The current roster guided by Hall of Fame coach Bob Hurley is much less balanced, at least for the time being, and overly reliant on guards R.J. Cole and Alexander Rice.
Both played all 32 minutes on Saturday—this coming after Tuesday’s emotionally draining victory over the Ranney School—and naturally wore down late.
“The fourth quarter of the game, R.J. has played very well, and he has some mistakes in the fourth quarter,” said Hurley of his Howard-bound senior, who still finished with a game-high 19 points. “They’re fatigue mistakes, because he’s guarding, he’s handling, and he’s scoring—it kind of hit him.”
Conversely, St. Patrick’s has five Division-1 bound seniors in addition to junior Jordan Walker, who led the Celtics with 13 points.
“We’re such a good team, we don’t have one person who can just get 30,” said Walker. “We have so many great offensive players, so many great defensive players, it’s anybody’s night.
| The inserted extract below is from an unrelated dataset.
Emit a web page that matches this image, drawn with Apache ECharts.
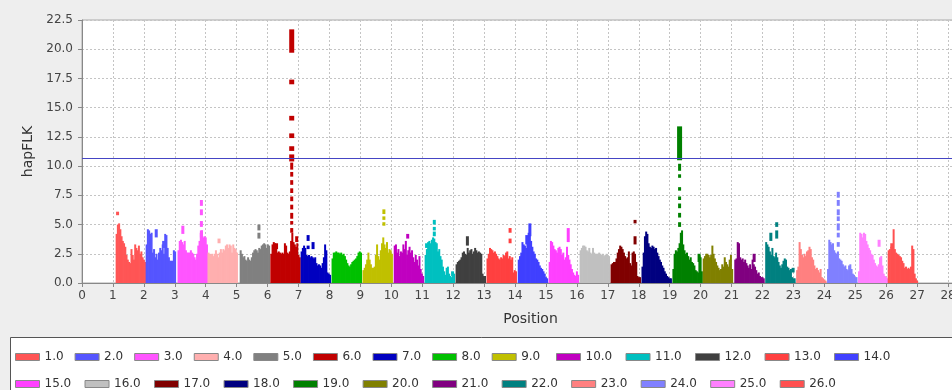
<!DOCTYPE html>
<html><head><meta charset="utf-8">
<script src="https://cdn.jsdelivr.net/npm/echarts@6/dist/echarts.min.js"></script>
<style>html,body{margin:0;padding:0;background:#eeeeee}#c{width:952px;height:390px}</style>
</head><body><div id="c"></div>
<script>
const chromNames = ['1.0','2.0','3.0','4.0','5.0','6.0','7.0','8.0','9.0','10.0','11.0','12.0','13.0','14.0','15.0','16.0','17.0','18.0','19.0','20.0','21.0','22.0','23.0','24.0','25.0','26.0'];
const chromColors = ['#ff5555','#5555ff','#ff55ff','#ffafaf','#808080','#c00000','#0000c0','#00c000','#c0c000','#c000c0','#00c0c0','#404040','#ff4040','#4040ff','#ff40ff','#c0c0c0','#800000','#000080','#008000','#808000','#800080','#008080','#ff8080','#8080ff','#ff80ff','#ff5050'];
const chromStart = [1.10,2.07,3.10,4.07,5.11,6.10,7.08,8.08,9.08,10.09,11.09,12.09,13.09,14.10,15.10,16.10,17.10,18.10,19.10,20.08,21.10,22.10,23.10,24.10,25.10,26.06];

const chr1 = [4.2,5.0,5.1,4.6,4.0,3.6,3.4,3.1,2.4,2.0,1.8,1.7,2.9,2.4,2.0,3.3,3.0,2.8,3.2,2.5,2.7,2.2,2.0,1.8];
const chr2 = [3.3,4.6,4.5,4.2,4.3,2.6,2.9,2.2,2.5,2.0,2.6,3.0,2.8,3.3,2.5,4.2,4.1,3.0,2.2,1.9,1.9,1.9,2.8,2.7];
const chr3 = [2.8,3.6,3.7,3.5,3.3,3.6,2.8,2.6,2.6,2.6,2.8,2.6,2.5,2.2,2.0,2.5,3.2,3.6,4.3,4.5,3.9,4.0,3.9,3.3];
const chr4 = [2.6,2.5,2.4,2.5,2.3,2.5,2.8,2.5,2.2,2.6,2.9,2.6,2.9,2.8,3.2,3.3,3.0,3.3,3.2,2.6,3.3,3.0,2.9,2.6];
const chr5 = [2.8,2.5,2.2,2.3,2.0,1.9,2.2,2.0,1.9,2.2,2.6,2.8,2.9,2.8,2.6,3.0,2.9,3.2,3.3,3.4,3.3,3.0,3.3,3.2];
const chr6 = [2.5,3.3,3.5,3.4,3.0,2.6,2.7,2.6,2.5,2.6,2.5,3.4,3.2,2.6,2.5,2.7,3.6,4.3,3.5,3.3,3.1,3.4,2.4,2.2];
const chr7 = [2.7,3.0,3.2,3.0,2.4,2.3,2.4,2.2,2.3,2.2,2.1,2.2,1.7,1.5,1.6,1.5,1.3,1.7,2.2,3.3,2.8,0.9,0.8,0.7];
const chr8 = [2.1,2.6,2.6,2.7,2.6,2.6,2.5,2.6,2.4,2.5,2.3,2.0,1.7,1.5,1.4,1.6,1.8,1.9,2.0,2.1,2.3,2.6,2.7,2.6];
const chr9 = [1.1,1.3,1.6,2.0,2.6,2.0,1.6,1.3,1.3,1.4,2.4,3.3,2.3,2.0,2.8,3.4,3.9,3.3,3.0,3.5,2.6,2.9,2.8,2.5];
const chr10 = [3.2,3.3,2.6,2.9,2.3,2.7,2.6,3.3,2.9,3.6,2.4,2.8,3.1,2.6,2.8,2.2,1.8,2.4,2.0,1.5,2.3,1.2,0.8,0.6];
const chr11 = [2.4,2.9,3.5,3.6,3.4,3.7,3.9,3.8,3.5,3.4,2.7,2.9,2.3,2.0,1.4,1.0,0.7,1.3,1.4,0.8,0.6,0.5,0.6,0.8];
const chr12 = [1.6,1.8,1.9,2.0,2.2,2.6,2.7,2.5,2.4,3.0,2.6,2.8,2.9,2.5,2.7,3.0,2.8,2.6,2.7,2.6,2.5,0.8,0.6,0.6];
const chr13 = [2.1,2.5,3.0,2.9,2.8,2.6,2.7,2.5,2.3,2.1,2.0,2.2,2.1,2.4,2.3,2.6,2.7,2.1,2.3,2.0,2.2,0.9,1.1,1.0];
const chr14 = [2.0,2.3,2.6,3.5,3.3,3.2,3.0,3.8,4.3,4.6,3.6,3.1,2.7,2.5,2.1,2.0,1.8,1.5,1.3,1.2,1.0,0.8,0.5,0.4];
const chr15 = [1.8,3.6,3.5,3.2,2.9,2.8,2.6,3.0,3.1,2.9,2.4,2.6,2.0,2.2,3.1,2.4,2.0,1.6,1.2,0.9,0.7,0.6,1.0,0.7];
const chr16 = [2.8,3.0,3.2,3.2,3.1,2.8,2.7,3.0,2.6,2.5,3.0,2.6,2.5,2.5,2.5,2.6,2.5,2.4,2.5,2.3,2.4,2.5,2.4,2.3];
const chr17 = [1.6,1.7,1.8,1.8,2.1,2.6,2.9,3.2,3.1,2.9,2.6,2.3,2.1,2.2,2.7,1.7,1.5,2.6,2.7,2.5,1.8,0.6,0.5,0.5];
const chr18 = [1.4,2.6,4.0,4.4,4.2,3.4,3.1,3.0,3.2,3.1,2.9,3.0,2.6,2.3,2.0,1.8,1.5,1.3,1.0,0.8,0.6,0.5,0.4,0.4];
const chr19 = [1.2,2.5,2.8,2.7,3.0,3.4,4.3,4.5,3.3,2.8,2.5,2.6,2.3,2.0,2.2,1.8,1.7,1.5,1.1,1.0,0.9,2.4,2.2,1.0];
const chr20 = [2.1,2.3,2.5,2.5,2.4,2.2,2.4,3.2,2.5,2.1,1.8,1.5,1.3,1.1,1.2,1.6,1.4,2.2,1.8,1.6,1.4,2.0,2.4,1.2];
const chr21 = [2.0,2.1,3.5,3.4,2.2,2.0,2.1,1.8,2.0,1.7,1.5,1.3,1.6,1.2,2.0,1.6,1.4,1.1,0.8,0.9,0.6,0.5,0.5,0.4];
const chr22 = [3.5,3.3,3.1,2.7,2.4,3.0,2.3,2.2,2.6,2.2,1.8,1.5,1.3,1.6,1.9,2.1,2.0,1.4,1.3,1.1,1.2,0.5,0.4,0.4];
const chr23 = [1.1,1.4,3.5,2.9,2.4,2.2,2.5,2.3,2.7,2.8,3.1,2.9,2.2,2.0,1.5,1.2,1.3,1.1,0.9,1.2,0.5,0.4,0.3,0.2];
const chr24 = [1.2,3.7,3.5,3.3,3.4,2.8,2.6,2.5,2.7,2.1,2.0,1.9,1.6,1.4,1.5,1.2,1.1,1.5,1.6,1.2,0.8,0.7,0.5,0.5];
const chr25 = [1.0,4.3,4.2,3.9,4.3,4.2,3.6,3.3,3.0,2.8,2.5,2.4,2.0,1.7,1.5,1.4,1.6,2.2,2.3,1.5,0.8,0.6,0.5,0.4];
const chr26 = [2.8,2.9,3.1,3.2,4.6,2.9,2.6,2.5,2.4,2.3,2.2,1.9,1.7,1.3,1.4,1.2,1.3,1.2,1.4,3.2,2.9,0.8,0.4,0.2];

// isolated marks above the bars: [chromosome, position, low, high]
const dashes = [
  [1,1.15,5.8,6.1],
  [2,2.40,3.9,4.6],[2,2.64,3.0,3.6],
  [3,3.26,4.2,4.9],[3,3.86,6.6,7.1],[3,3.86,5.8,6.3],[3,3.86,4.8,5.3],[3,3.86,3.9,4.5],
  [4,4.43,3.4,3.8],
  [5,5.72,4.5,5.0],[5,5.72,3.8,4.3],
  [6,6.29,2.9,3.4],[6,6.94,3.5,4.0],
  [6,6.78,4.3,4.7],[6,6.78,5.0,5.3],[6,6.78,5.5,6.0],[6,6.78,6.3,6.7],[6,6.78,7.0,7.4],[6,6.78,7.7,8.1],[6,6.78,8.4,8.8],[6,6.78,9.1,9.5],[6,6.78,9.7,10.3],
  [7,7.31,3.6,4.1],[7,7.31,2.9,3.2],[7,7.47,2.9,3.5],
  [9,9.76,5.9,6.3],[9,9.76,5.4,5.7],[9,9.76,4.9,5.2],
  [10,10.53,3.8,4.2],
  [11,11.39,5.0,5.4],[11,11.39,4.5,4.8],[11,11.39,4.0,4.4],[11,11.14,3.0,3.4],[11,11.98,0.6,1.0],
  [12,12.46,3.2,4.0],
  [13,13.84,4.3,4.7],[13,13.84,3.4,3.8],
  [14,14.38,3.3,4.1],[14,14.48,4.0,5.1],
  [15,15.72,3.5,4.7],
  [17,17.88,5.1,5.4],[17,17.88,3.3,4.0],
  [19,19.32,9.6,10.2],[19,19.32,9.0,9.3],[19,19.32,7.9,8.2],[19,19.32,7.1,7.4],[19,19.32,6.4,6.8],[19,19.32,5.6,6.0],[19,19.32,4.8,5.2],[19,19.95,1.8,2.5],
  [21,21.73,1.8,2.5],
  [22,22.27,3.6,4.3],[22,22.46,4.8,5.2],[22,22.46,3.8,4.5],[22,22.99,0.9,1.3],
  [24,24.45,7.3,7.8],[24,24.45,6.6,7.1],[24,24.45,5.8,6.3],[24,24.45,5.3,5.7],[24,24.45,4.5,5.1],[24,24.45,3.9,4.3],[24,24.45,3.1,3.5],
  [25,25.77,3.1,3.7],
  [26,26.18,3.0,3.4]
];
// wide blocks at the two main peaks: [chromosome, position, low, high]
const blocks = [
  [6,6.78,10.4,11.0],[6,6.78,11.3,11.7],[6,6.78,12.4,12.8],[6,6.78,13.9,14.3],[6,6.78,17.0,17.4],[6,6.78,19.7,21.7],
  [19,19.32,10.5,13.4]
];
const threshold = 10.7;

const chromValues = [chr1,chr2,chr3,chr4,chr5,chr6,chr7,chr8,chr9,chr10,chr11,chr12,chr13,chr14,chr15,chr16,chr17,chr18,chr19,chr20,chr21,chr22,chr23,chr24,chr25,chr26];
const STEP = 0.04;

function markSeries(name, color, data, w) {
  return {
    type: 'custom', name, data, z: 3, itemStyle: {color},
    encode: {x: 0, y: [1, 2]},
    renderItem(params, api) {
      const lo = api.coord([api.value(0), api.value(1)]);
      const hi = api.coord([api.value(0), api.value(2)]);
      return {type: 'rect', shape: {x: lo[0] - w / 2, y: hi[1], width: w, height: lo[1] - hi[1]}, style: {fill: color}};
    }
  };
}

const series = [];
chromValues.forEach((vals, k) => {
  const chr = k + 1, name = chromNames[k], color = chromColors[k];
  series.push({
    type: 'bar', name, barWidth: 2, barGap: '-100%', z: 2,
    itemStyle: {color},
    data: vals.map((v, i) => [chromStart[k] + STEP / 2 + i * STEP, v])
  });
  const d = dashes.filter(m => m[0] === chr).map(m => [m[1], m[2], m[3]]);
  if (d.length) series.push(markSeries(name, color, d, 3));
  const b = blocks.filter(m => m[0] === chr).map(m => [m[1], m[2], m[3]]);
  if (b.length) series.push(markSeries(name, color, b, 5));
});
series[0].markLine = {
  silent: true, symbol: 'none', label: {show: false},
  lineStyle: {color: '#4545c4', width: 1, type: 'solid'},
  data: [{yAxis: threshold}]
};

const legendBase = {
  itemWidth: 24, itemHeight: 7, itemGap: 11, icon: 'rect',
  textStyle: {fontSize: 12, color: '#333', fontFamily: 'DejaVu Sans'},
  itemStyle: {borderColor: '#888', borderWidth: 1},
  selectedMode: true
};

const chart = echarts.init(document.getElementById('c'));
chart.setOption({
  animation: false,
  backgroundColor: '#eeeeee',
  textStyle: {fontFamily: 'DejaVu Sans'},
  graphic: [{
    type: 'rect', z: -10,
    shape: {x: 10.5, y: 337.5, width: 980, height: 80},
    style: {fill: '#ffffff', stroke: '#555555', lineWidth: 1}
  }],
  legend: [
    Object.assign({}, legendBase, {data: chromNames.slice(0, 9), left: 10, top: 346}),
    Object.assign({}, legendBase, {data: chromNames.slice(9, 14), left: 551, top: 346, itemGap: 13.3}),
    Object.assign({}, legendBase, {data: chromNames.slice(14), left: 10, top: 373, itemGap: 13.3})
  ],
  grid: {left: 82, top: 20, width: 897, height: 263, containLabel: false, outerBoundsMode: 'none',
         show: true, backgroundColor: '#ffffff', borderColor: '#aaaaaa', borderWidth: 1},
  xAxis: {
    type: 'value', min: 0, max: 29, interval: 1,
    name: 'Position', nameLocation: 'middle', nameGap: 29,
    nameTextStyle: {fontSize: 14, color: '#333'},
    axisLine: {lineStyle: {color: '#888'}},
    axisTick: {show: true, length: 4, lineStyle: {color: '#888'}},
    axisLabel: {fontSize: 12, color: '#444', margin: 7, hideOverlap: false},
    splitLine: {show: true, lineStyle: {color: '#c4c4c4', type: [2, 2]}}
  },
  yAxis: {
    type: 'value', min: 0, max: 22.5, interval: 2.5,
    name: 'hapFLK', nameLocation: 'middle', nameGap: 36,
    nameTextStyle: {fontSize: 14, color: '#333'},
    axisLine: {show: true, lineStyle: {color: '#888'}},
    axisTick: {show: true, length: 4, lineStyle: {color: '#888'}},
    axisLabel: {fontSize: 12, color: '#444', margin: 9, formatter: v => v.toFixed(1)},
    splitLine: {show: true, lineStyle: {color: '#c4c4c4', type: [2, 2]}}
  },
  series
});
</script>
</body></html>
Sometimes it’s one person’s night, sometimes it’s another.”
Bul Ajang, headed to Tulane next fall, dropped 11 points. Monmouth-bound Marcus McClary added 9. Jamir Harris (Minnesota), Buay Koka (Tulane), and Nick Richards (Kentucky) collected 7, 6, and 5 respectively.
No wonder why Hurley referred to his defensive game plan as “Pick your poison.”
The Patrick School, ranked No. 1 in the state of New Jersey, is the odds-on favorite to win the Tournament of Champions this spring. Saturday’s victory over St. Anthony’s, the reigning TOC champs, only further cements that.
“St. Ant’s is one of the best teams in the state,” Walker said. “I feel like because we’ve beaten them, I feel like we can beat anybody in the state.”
Of course, we could get spoiled with a rematch in the NJSIAA Non-Public B title game.
Not to jump the gun—as Hurley noted postgame, there are still about 16 games remaining before the state playoffs even begin.
The first of those for St. Anthony’s is on Monday, when the Friars head up to the Hoophall Classic at the Basketball Hall of Fame to take on Jemison (AL) High School, featuring four-star Alabama commit John Petty.
The Patrick School will take the same floor shortly thereafter against Pace Academy (GA), which is led by five-star center and future Duke Blue Devil Wendell Carter.
For now, the best Hurley and St. Anthony’s can do is accept a moral victory, a claim the program has not had to settle for since losing to Roselle Catholic in the 2015 Non-Public B championship—a span of 671 days.
“I think when the records come out on Tuesday, we will have taken an ‘L’ [Saturday] even though it may have been a moral ‘W,’” Hurley admitted.